I have a very large dataframe that I'm handling with dask. The dataframe looks by and large like this:
Col_1 Col_2 Bool_1 Bool_2
A 1 True False
B 1 True True
C 1 False False
D 1 True False
A 2 False True
B 2 False False
C 2 True False
D 2 True True
But it has millions of rows.
What I'm trying to do at this point of the code is to calculate a Jaccard distance between Bool_1
and Bool_2
for each group formed in Col_2
. This, because the aim of this program is to produce one line for each group that is present in Col_2
(each line has several statistics, I'm reporting only the relevant columns).
To do so, I first group the dataframe by Col_2
using df.groupby("Col_2")
, but then I don't know how to proceed. Every attempt I tried so far has thrown an error.
1: I tried to define a function compute_jacc_dist()
and to pass it via apply(compute_jacc_dist, axis=1)

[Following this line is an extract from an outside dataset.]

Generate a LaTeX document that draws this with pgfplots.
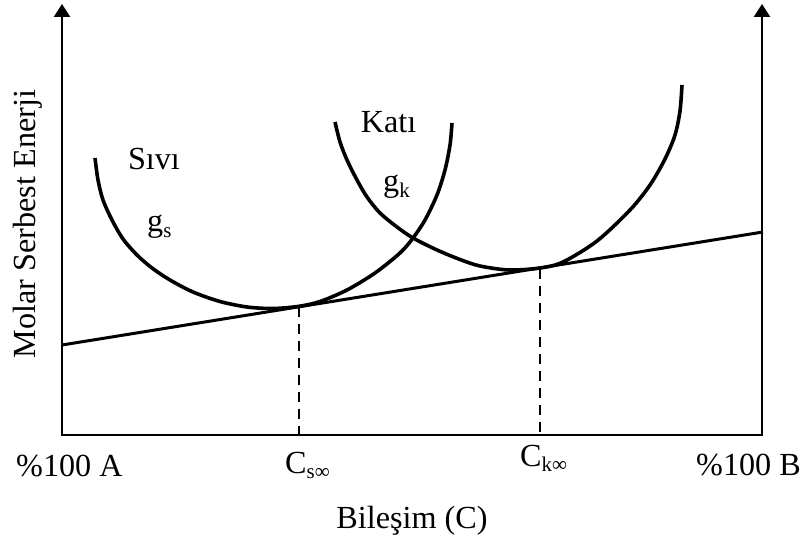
\documentclass[border=0pt]{standalone}
\usepackage{pgfplots}
\pgfplotsset{compat=1.18}
\usepackage{fontspec}
\setmainfont{Liberation Serif}
\usetikzlibrary{arrows.meta}
\newcommand{\bigtxt}{\fontsize{32.3}{37}\selectfont}
\newcommand{\sub}[1]{\raisebox{-0.17em}{\fontsize{21}{24}\selectfont #1}}
\begin{document}
\begin{tikzpicture}
\begin{axis}[hide axis, scale only axis, width=701bp, height=431bp,
  xmin=62, xmax=763, ymin=104, ymax=535, clip=false]
% axes
\addplot[black, line width=2.6bp, line join=miter, {Triangle[width=16bp,length=13bp]}-{Triangle[width=16bp,length=13bp]}]
  coordinates {(62,535) (62,104) (762,104) (762,535)};
% tangent line
\addplot[black, line width=3bp] coordinates {(62,194) (763,307)};
% liquid curve
\addplot[black, line width=3.6bp, smooth] coordinates {
(95,381) (98,359) (103,339) (112,319) (123,300) (137,284) (152,271) (170,259)
(193,247) (220,237.5) (247,232) (273,230.5) (299,232.7) (320,237.5) (347,249)
(375,266) (400,286) (413,301) (425,319) (437,344) (445,369) (450,394) (452,416)};
% solid curve
\addplot[black, line width=3.6bp, smooth] coordinates {
(335,417) (340,397) (347,379) (357,359) (367,342) (380,326) (397,312) (413,301)
(437,289) (460,279.5) (480,273) (509,269) (540,271) (563,277) (597,298)
(630,329) (650,354) (665,380) (675,404) (680,428) (682,454)};
% dashed lines
\addplot[black, line width=2bp, dash pattern=on 10bp off 7bp] coordinates {(299,232) (299,104)};
\addplot[black, line width=2bp, dash pattern=on 10bp off 7bp] coordinates {(540,270) (540,104)};
% labels
\node[anchor=base, inner sep=0pt] at (axis cs:154,369) {\bigtxt Sıvı};
\node[anchor=base west, inner sep=0pt] at (axis cs:147,307) {\bigtxt g\sub{s}};
\node[anchor=base, inner sep=0pt] at (axis cs:388.5,406) {\bigtxt Katı};
\node[anchor=base west, inner sep=0pt] at (axis cs:383,347) {\bigtxt g\sub{k}};
\node[anchor=base west, inner sep=0pt] at (axis cs:16,63) {\bigtxt \%100 A};
\node[anchor=base west, inner sep=0pt] at (axis cs:285,66) {\bigtxt C\sub{s∞}};
\node[anchor=base west, inner sep=0pt] at (axis cs:520,73) {\bigtxt C\sub{k∞}};
\node[anchor=base east, inner sep=0pt] at (axis cs:801,64) {\bigtxt \%100 B};
\node[anchor=base, inner sep=0pt] at (axis cs:412,11) {\bigtxt Bileşim (C)};
\node[anchor=base, inner sep=0pt, rotate=90] at (axis cs:35,315) {\bigtxt Molar Serbest Enerji};
\coordinate (BL) at (axis cs:0,0);
\coordinate (TR) at (axis cs:805,539);
\end{axis}
\pgfresetboundingbox
\path (BL) rectangle (TR);
\end{tikzpicture}
\end{document}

to the groups, but it has issues with the args and kwargs (the axis especially, see https://github.com/dask/dask/issues/1572 , which I couldn't solve yet).
2: I tried to use from dask_distance import jaccard
and use it to compute the J distance between Bool_1
and Bool_2
but it produces weird results (each group returns J=1 even if there is NO intersection).
3: I tried to compute()
the dataframe and to iterate over the groups using:
for name, group in df.groupby("Col_2"):
jacc = dask_distance.jaccard(group["Bool_1"], group["Bool_2"])
But this one is slow as hell because it triggers a computation and then operates over such a huge dataframe group by group (i.e. I don't want to use it). For reference, a script with this function is running since two days, while I estimate that any of the solutions #1 and #2 I have tried, if properly set, would return results in 1-2 hours.
Any suggestion on how I could handle this issue? My ideal solution would be to use df.groupby("Col_1").apply(compute_jacc_dist)
in a proper way. Any help much appreciated!